TFM Daily Market Summary 06-21-2024

CORN HIGHLIGHTS:

  • With little fresh news to lift prices, the corn market gave up early morning gains and drifted lower on disappointing export sales, carryover weakness from wheat, and a near-term “rain makes grain” forecast that shows normal to above normal rain with above normal temperatures, despite areas of localized flooding in the upper Midwest and overnight temperatures in the 70s in the eastern Corn Belt.
  • Due to the Juneteenth holiday on Wednesday, the USDA released its weekly export sales report this morning. New corn sales for the week ending June 13 came in below the range of expectations at just 23.8 mb, 20.1 mb for the 23/24 marketing year, and 3.7 mb for new crop 24/25. Shipments totaled 49.2 mb.
  • Weekly ethanol production for the week ending June 14 was 1.057 million barrels per day versus average analyst expectations of 1.055 million, with stocks totaling 23.617 m. barrels. A total of 104.91 million bushels of corn were used for production, behind the weekly average of 110.94 million needed to reach the USDA’s goal of 5.45 billion bushels.
  • Expectations for Monday’s upcoming Crop Progress report are for slight declines in crop ratings.

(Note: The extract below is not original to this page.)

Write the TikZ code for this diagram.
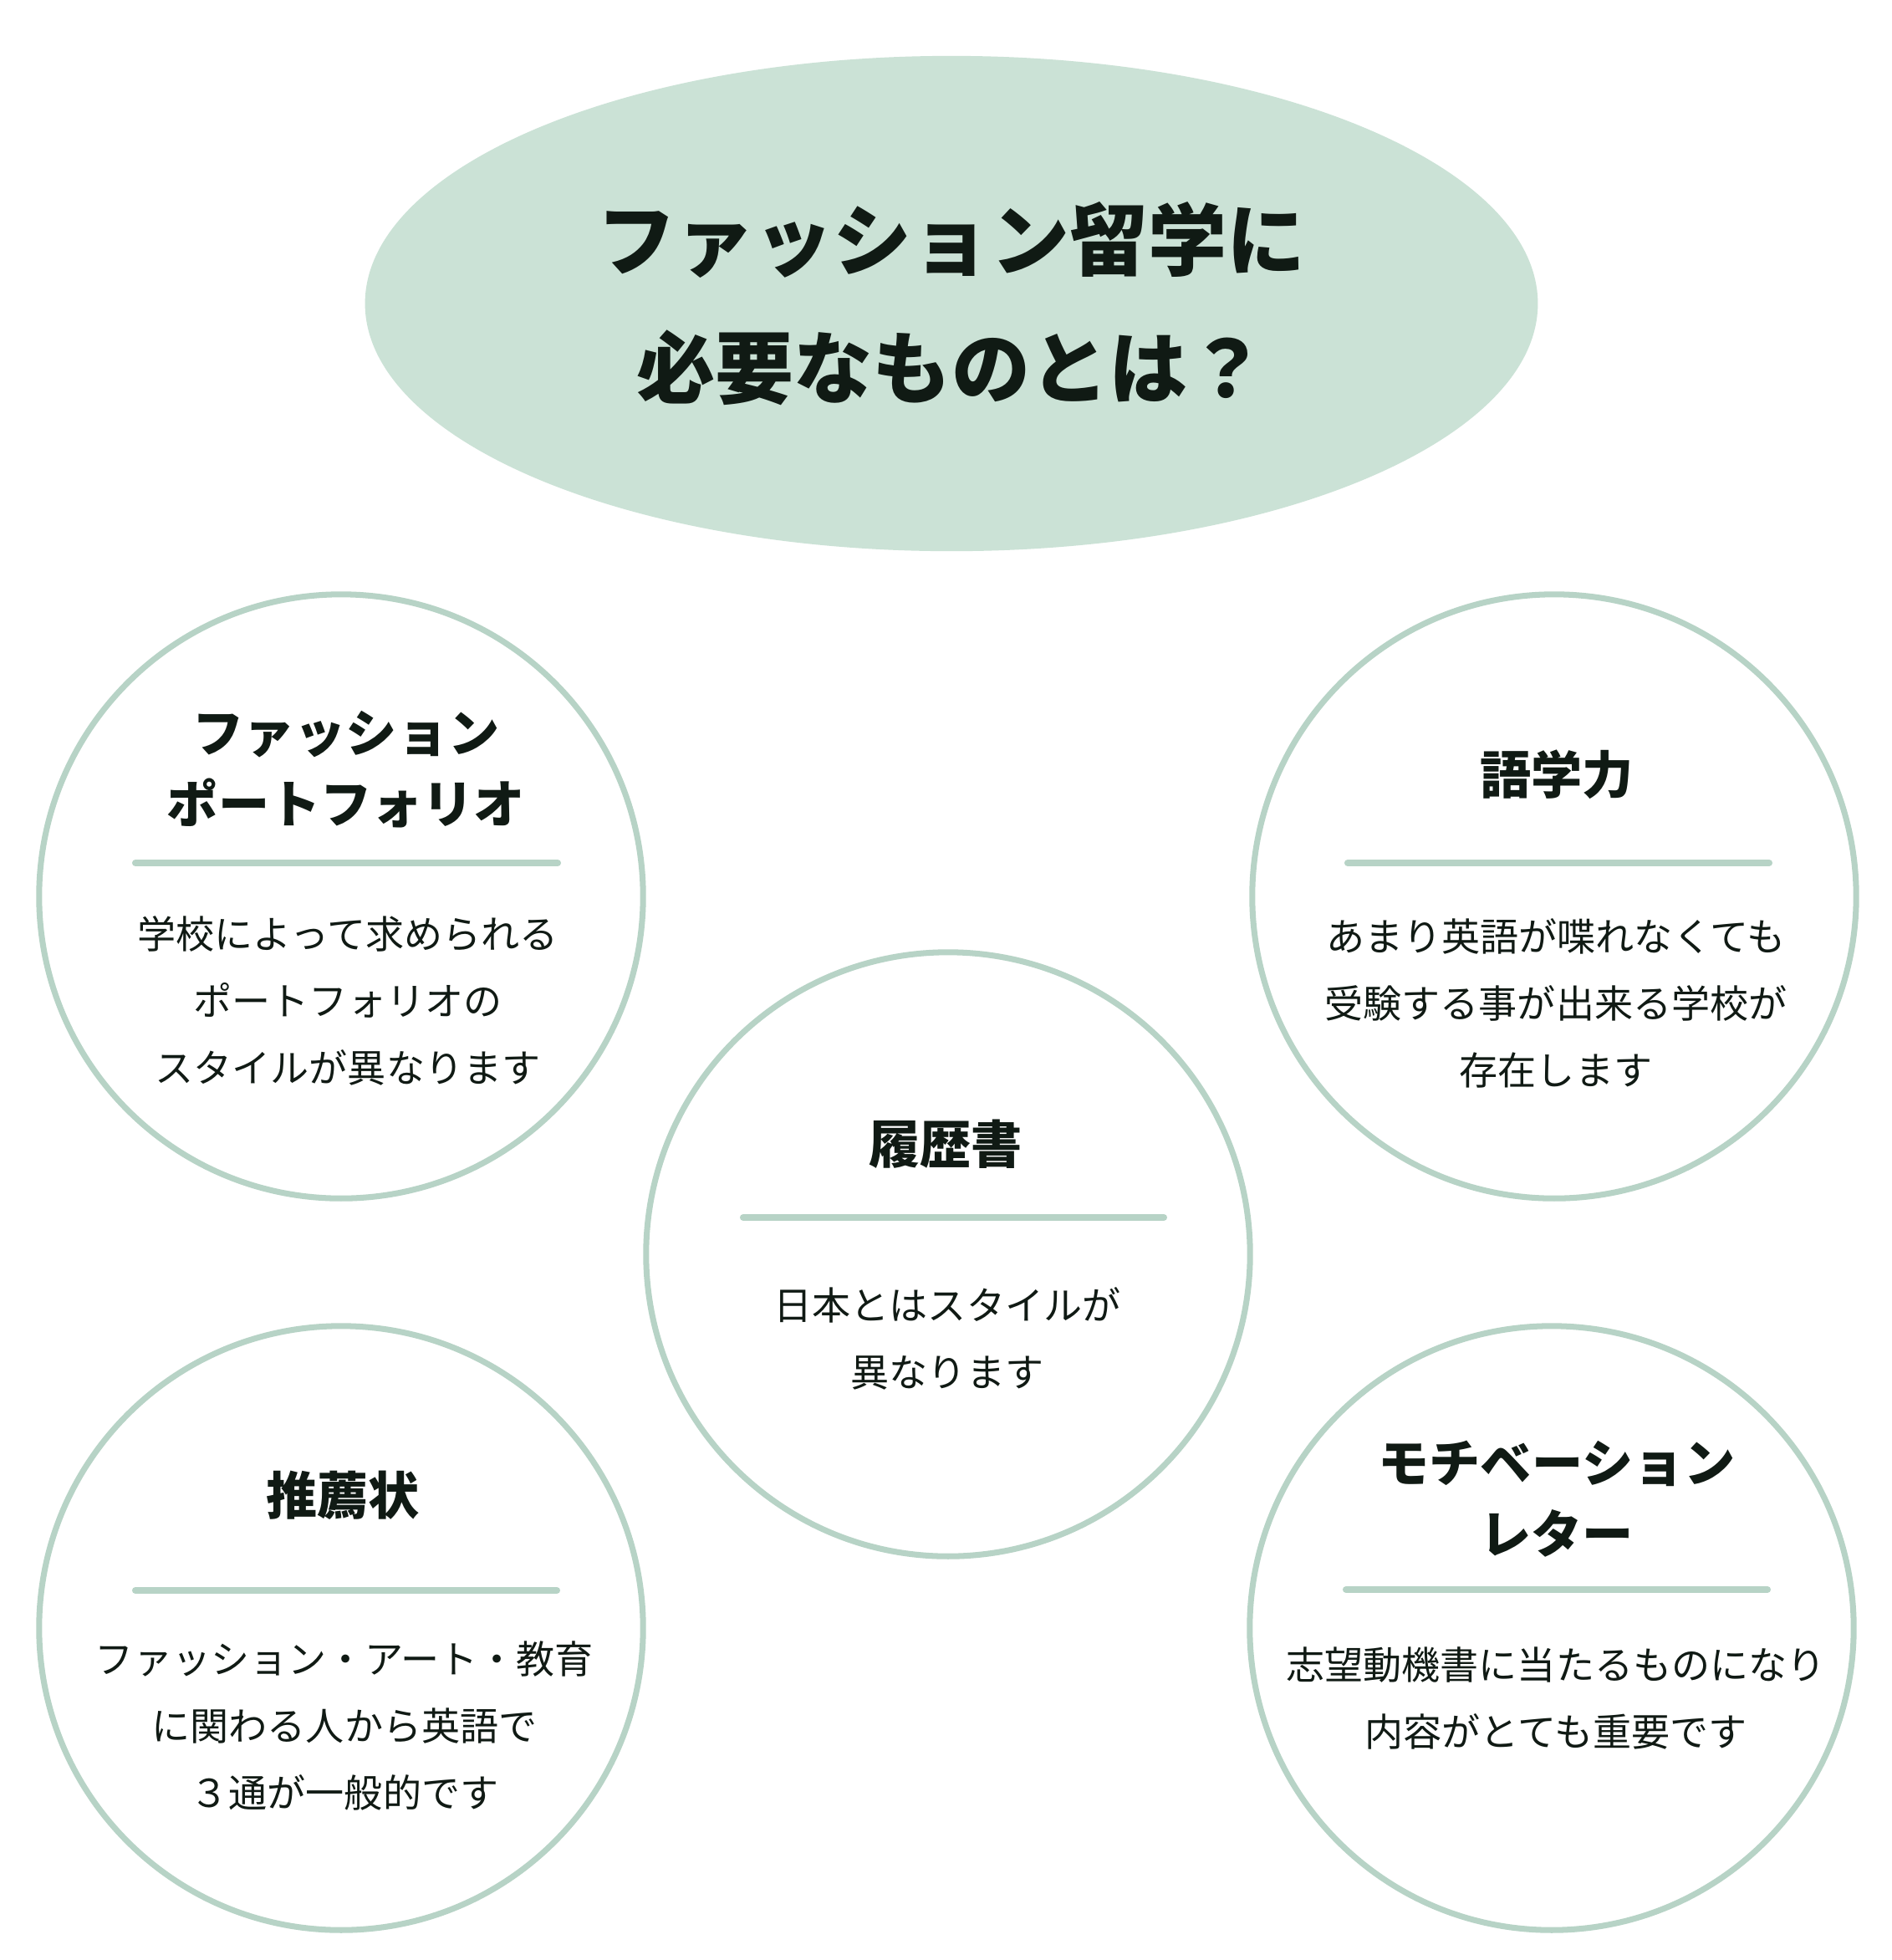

Given that the most recent corn rating of 72% good to excellent is historically high for this time of year, a significant drop in conditions may be needed to counter the recent bearish trend.
  • Next Friday, traders will receive both the Quarterly Stocks and Acreage reports. With expectations that June 1 corn stocks are higher than last year, rallies may be limited with the idea that farmers may be selling old crop inventory into them.

SOYBEAN HIGHLIGHTS:

  • Soybeans ended the day higher after yesterday’s sharp sell-off that brought prices to their lowest levels since the end of 2021. Weather was the primary factor in yesterday’s price movement, but today, there is some concern that the hot weather over the next month may not be tempered by enough rain. Soybean meal ended the day higher while soybean oil was lower.
  • Today’s export sales report showed an increase of 20.4 mb of soybean export sales for 23/24 and an increase of 3.1 mb for 24/25. This was within trade expectations and better than last week’s sales. Last week’s export shipments of 12.5 mb were below the 13.7 mb needed each week to meet the USDA’s export estimates. Primary destinations were to Indonesia, the Netherlands, and Egypt.
  • Earlier this week, the NOPA crush report showed a crush number that was way above the average trade guesses, but the market did not react which points to trade that is focused on the weather. Crush demand should continue to be strong thanks to crush margins that have become more profitable in the past few weeks.
  • For the week, July soybeans lost 19 ¼ and November soybeans lost 29 ¾ to 1120. This bull spreading indicates a demand for cash soybeans and an anticipation of a large soybean crop in the future. July soybean meal lost $6.60 for the week to $361.80, and July soybean oil gained 0.26 cents at 43.94 cents.

WHEAT HIGHLIGHTS:

  • At the risk of sounding like a broken record, wheat was down again today. All three classes closed lower alongside Matif wheat, with Chicago and KC contracts posting double-digit losses. There has not been much change to the news – harvest pressure, a rallying US Dollar, and global wheat conditions looking better than last year are all contributing to weakness.
  • According to Interfax, the Russian ag minister has said that their grain exports will have adjusted duties with approval expected July 1. Right now, the proposal is for increased duties on barley, corn, and wheat by 1,000 rubles.
  • The USDA reported an increase of 21.7 mb of wheat export sales for 24/25 and a decrease of 0.4 mb for 25/26. Shipments last week at 13.4 mb fell under the 15.5 mb pace needed per week to reach the export goal of 800 mb. Additionally, wheat sale commitments have reached 199 mb for 24/25 which is up 34% from last year.
  • Data from FranceAgriMer suggests that the French soft wheat crop conditions are steady at 62% good to excellent. While well below last year’s rating, this does not seem to be offering much support to the French market, with another lower close for Matif wheat today. These contracts have lost roughly 45 euros since the end of May, the equivalent of around $1.20 per bushel.
  • According to the USDA as of June 18, approximately 17% of the US winter wheat crop area is experiencing drought; this is a 1% increase from the previous week. Furthermore, only 3% of US spring wheat is said to be in drought conditions, unchanged from the previous week.

DAIRY HIGHLIGHTS:

  • Class III milk futures were mostly in the green again today with December futures leading the charge trading 12 cents higher at $19.41. August through October contracts also remain above $20.00/cwt.
  • Spot cheese fell for the 4th day in a row for the short week making a total loss of 11.25 cents for the week. Spot cheese has now fallen below $1.89/lb for the first time since May 31st.
  • Class IV futures were unchanged on the day with no trading volume.
  • Spot butter traded a penny higher to go unchanged for the week at $3.09/lb. Powder improved 1.25 cents on the week to go home at $1.2050/lb.